In honor of “Loveuary” (thank you Hallmark Channel), I have a strand of red and pink felt hearts hanging across my mantle.  It’s festive and appeals to the romantic in me.  The realist in me, however, looks at those hearts and reminds me that love is way more than meets the eye; easy to idealize, harder to live into.  Major buzzkill.  But, it’s the truth, and we’re all better served dealing in truth than we are fantasy.

The thing is, fantasies are so much more exhilarating.  They sweep us off our feet and fulfill all our needs and wants…without ever having to say a word.  There’s no discomfort, disappointment, or struggle.  Heaven!  Inevitably, though, the bubble bursts and hearts break.  Understandably, that’s not the part of the story anyone likes to hear - especially when riding high on notions of love conquering all.  Speaking of which…

Valentine’s Day messages tend to be as light and airy as the cupcakes that accompany them.  There’s nothing wrong with delighting in the doe-eyed side of love, but there is a disservice in perpetuating an idea about it that stops and starts with being the peanut butter to someone’s jelly.  Of course, as kids, it’s all fun and games.  As adults, though, we owe it to ourselves to get real about the business of love.  Like it or not, believe it or not, love requires more than a feeling to grow.  

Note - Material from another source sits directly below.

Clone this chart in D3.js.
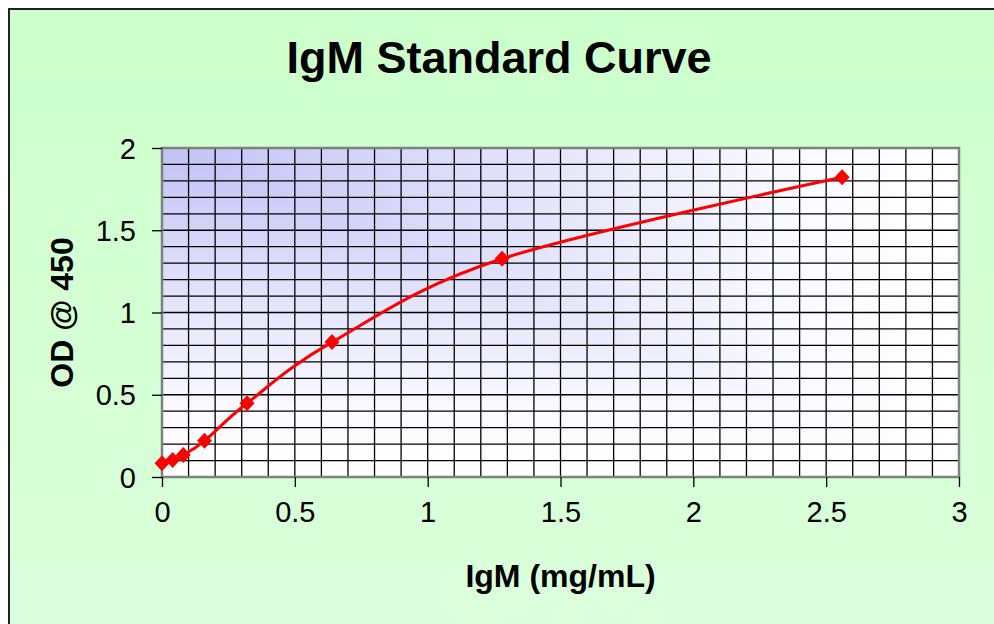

Perhaps if we talked more about what it takes to sustain love, we’d be better stewards of it.  Imagine conversation hearts conveying elevated messages like these:

Love has nothing to do with what you are expecting to get - only with what you are expecting to give - which is everything.
(Katherine Hepburn)
The real work of relationships is not occasional, or even daily: it is minute-to-minute.
(Terry Real)
Love does not dominate; it cultivates.
(Johann Wolfgang Van Goethe)
The responsibility of love: to keep another’s heart safe.
(Bridgett Devoue)
Love rests on two pillars: surrender and autonomy.  Our need for togetherness exists alongside our need for separateness.
(Esther Perel)

Granted, not quite as catchy as “I love you to-ma-toes”.  But, they are important reminders of love’s bottom line: it’s hard work.  If you think it’s anything less, put down the chocolate, turn off the movie, and tell your sweet, innocent younger Self to take a deep breath and be brave.  The best love stories start there.